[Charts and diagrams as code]

*-*-*

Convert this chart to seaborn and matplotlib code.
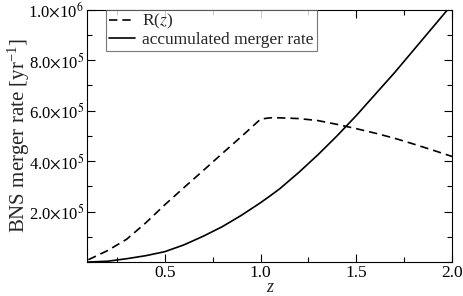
import matplotlib
matplotlib.use("Agg")
import matplotlib.pyplot as plt
import seaborn as sns
import pandas as pd
from matplotlib.ticker import FixedLocator, FuncFormatter, MultipleLocator

z = [0.1, 0.2, 0.3, 0.4, 0.5, 0.6, 0.7, 0.8, 0.9, 1.0, 1.05, 1.1, 1.2, 1.3, 1.4, 1.5, 1.6, 1.7, 1.8, 1.9, 2.0]
rate_R = [0.009, 0.045, 0.09, 0.155, 0.227, 0.295, 0.362, 0.43, 0.497, 0.566, 0.571, 0.571, 0.568, 0.56, 0.545,
          0.528, 0.51, 0.49, 0.467, 0.443, 0.418]
rate_acc = [0.0, 0.003, 0.013, 0.025, 0.041, 0.068, 0.102, 0.14, 0.185, 0.235, 0.262, 0.29, 0.355, 0.425, 0.50,
            0.58, 0.665, 0.75, 0.84, 0.93, 1.02]
rate_R = [v * 1e6 for v in rate_R]
rate_acc = [v * 1e6 for v in rate_acc]
labels = ["R($z$)", "accumulated merger rate"]
xticks = [0.5, 1.0, 1.5, 2.0]
yticks = [2e5, 4e5, 6e5, 8e5, 1e6]

sns.set_style("ticks")
plt.rcParams["font.family"] = ["Liberation Serif", "DejaVu Serif"]
plt.rcParams["mathtext.fontset"] = "stix"

df = pd.DataFrame({"z": z + z, "rate": rate_R + rate_acc,
                   "series": [labels[0]] * len(z) + [labels[1]] * len(z)})

fig = plt.figure(figsize=(4.63, 2.96), dpi=100)
ax = fig.add_axes([87 / 463, 34 / 296, 365 / 463, 252.5 / 296])

sns.lineplot(data=df, x="z", y="rate", style="series", style_order=labels,
             dashes={labels[0]: (5, 3), labels[1]: ""}, color="black", linewidth=1.2, ax=ax)

ax.set_xlim(0.093, 2.0)
ax.set_ylim(0, 1e6)
ax.xaxis.set_major_locator(FixedLocator(xticks))
ax.xaxis.set_minor_locator(MultipleLocator(0.25))
ax.yaxis.set_major_locator(FixedLocator(yticks))
ax.yaxis.set_minor_locator(MultipleLocator(1e5))
ax.xaxis.set_major_formatter(FuncFormatter(lambda v, p: f"{v:.1f}"))


def yfmt(v, p):
    e = 0
    m = v
    while m >= 10:
        m /= 10
        e += 1
    return rf"{m:.1f}$\times$10$^{{{e}}}$"


ax.yaxis.set_major_formatter(FuncFormatter(yfmt))
ax.tick_params(which="both", direction="in", top=True, right=True, width=0.8, colors="black")
ax.tick_params(axis="x", labelsize=12.5, pad=2)
ax.tick_params(axis="y", labelsize=12, pad=2)
ax.tick_params(which="major", length=6)
ax.tick_params(which="minor", length=3.5)
for s in ax.spines.values():
    s.set_color("black")
    s.set_linewidth(0.8)
    s.set_visible(True)

ax.set_xlabel("z", fontsize=13, fontstyle="italic", labelpad=-1)
ax.set_ylabel("BNS merger rate [yr$^{\\mathregular{-1}}$]", fontsize=15)
ax.yaxis.set_label_coords(-0.15, 0.5)

leg = ax.legend(loc="upper left", bbox_to_anchor=(0.052, 1.0), fontsize=12.5, frameon=True, fancybox=False,
                borderpad=0.15, handlelength=1.5, handletextpad=0.45, labelspacing=0.05, borderaxespad=0)
leg.get_frame().set_edgecolor("#555555")
leg.get_frame().set_linewidth(0.8)
leg.set_title(None)

fig.savefig("out.png", dpi=100, facecolor="white")
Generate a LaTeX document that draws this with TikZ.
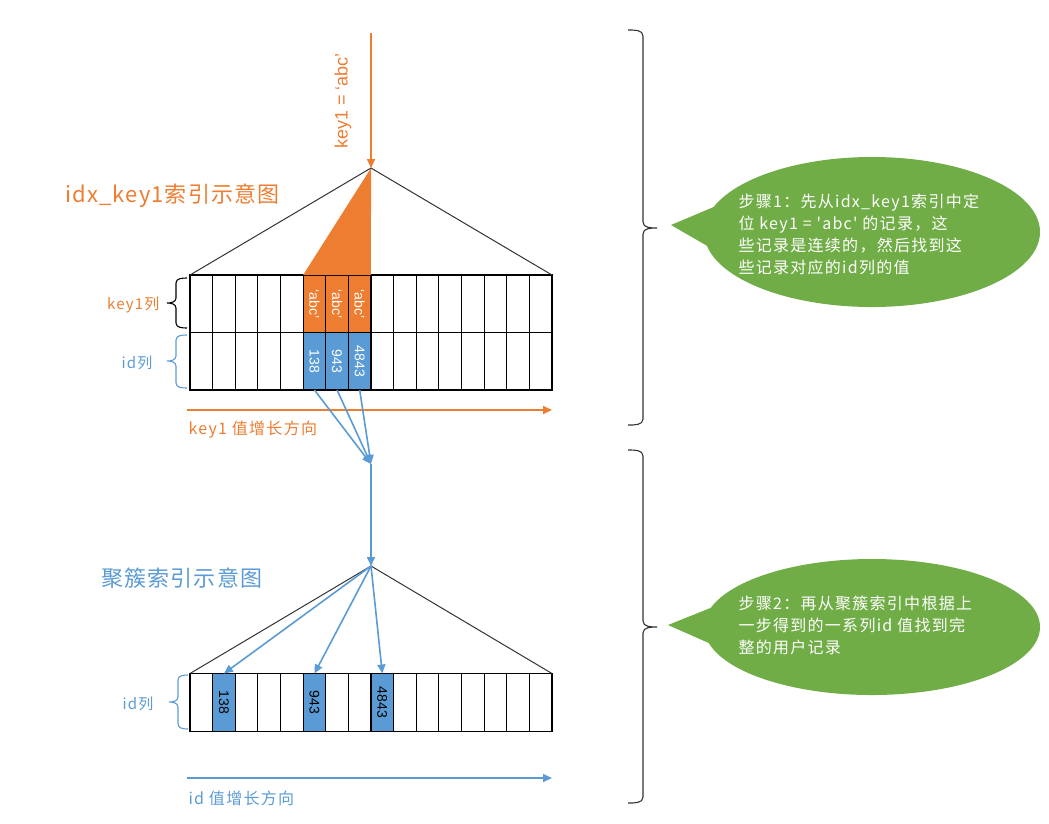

*-*-*

> Goal of the exercise
Repeat the full listing above exactly, with no pictures in the copy.

> Completed task
Convert this chart to seaborn and matplotlib code.
import matplotlib
matplotlib.use("Agg")
import matplotlib.pyplot as plt
import seaborn as sns
import pandas as pd
from matplotlib.ticker import FixedLocator, FuncFormatter, MultipleLocator

z = [0.1, 0.2, 0.3, 0.4, 0.5, 0.6, 0.7, 0.8, 0.9, 1.0, 1.05, 1.1, 1.2, 1.3, 1.4, 1.5, 1.6, 1.7, 1.8, 1.9, 2.0]
rate_R = [0.009, 0.045, 0.09, 0.155, 0.227, 0.295, 0.362, 0.43, 0.497, 0.566, 0.571, 0.571, 0.568, 0.56, 0.545,
          0.528, 0.51, 0.49, 0.467, 0.443, 0.418]
rate_acc = [0.0, 0.003, 0.013, 0.025, 0.041, 0.068, 0.102, 0.14, 0.185, 0.235, 0.262, 0.29, 0.355, 0.425, 0.50,
            0.58, 0.665, 0.75, 0.84, 0.93, 1.02]
rate_R = [v * 1e6 for v in rate_R]
rate_acc = [v * 1e6 for v in rate_acc]
labels = ["R($z$)", "accumulated merger rate"]
xticks = [0.5, 1.0, 1.5, 2.0]
yticks = [2e5, 4e5, 6e5, 8e5, 1e6]

sns.set_style("ticks")
plt.rcParams["font.family"] = ["Liberation Serif", "DejaVu Serif"]
plt.rcParams["mathtext.fontset"] = "stix"

df = pd.DataFrame({"z": z + z, "rate": rate_R + rate_acc,
                   "series": [labels[0]] * len(z) + [labels[1]] * len(z)})

fig = plt.figure(figsize=(4.63, 2.96), dpi=100)
ax = fig.add_axes([87 / 463, 34 / 296, 365 / 463, 252.5 / 296])

sns.lineplot(data=df, x="z", y="rate", style="series", style_order=labels,
             dashes={labels[0]: (5, 3), labels[1]: ""}, color="black", linewidth=1.2, ax=ax)

ax.set_xlim(0.093, 2.0)
ax.set_ylim(0, 1e6)
ax.xaxis.set_major_locator(FixedLocator(xticks))
ax.xaxis.set_minor_locator(MultipleLocator(0.25))
ax.yaxis.set_major_locator(FixedLocator(yticks))
ax.yaxis.set_minor_locator(MultipleLocator(1e5))
ax.xaxis.set_major_formatter(FuncFormatter(lambda v, p: f"{v:.1f}"))


def yfmt(v, p):
    e = 0
    m = v
    while m >= 10:
        m /= 10
        e += 1
    return rf"{m:.1f}$\times$10$^{{{e}}}$"


ax.yaxis.set_major_formatter(FuncFormatter(yfmt))
ax.tick_params(which="both", direction="in", top=True, right=True, width=0.8, colors="black")
ax.tick_params(axis="x", labelsize=12.5, pad=2)
ax.tick_params(axis="y", labelsize=12, pad=2)
ax.tick_params(which="major", length=6)
ax.tick_params(which="minor", length=3.5)
for s in ax.spines.values():
    s.set_color("black")
    s.set_linewidth(0.8)
    s.set_visible(True)

ax.set_xlabel("z", fontsize=13, fontstyle="italic", labelpad=-1)
ax.set_ylabel("BNS merger rate [yr$^{\\mathregular{-1}}$]", fontsize=15)
ax.yaxis.set_label_coords(-0.15, 0.5)

leg = ax.legend(loc="upper left", bbox_to_anchor=(0.052, 1.0), fontsize=12.5, frameon=True, fancybox=False,
                borderpad=0.15, handlelength=1.5, handletextpad=0.45, labelspacing=0.05, borderaxespad=0)
leg.get_frame().set_edgecolor("#555555")
leg.get_frame().set_linewidth(0.8)
leg.set_title(None)

fig.savefig("out.png", dpi=100, facecolor="white")
Generate a LaTeX document that draws this with TikZ.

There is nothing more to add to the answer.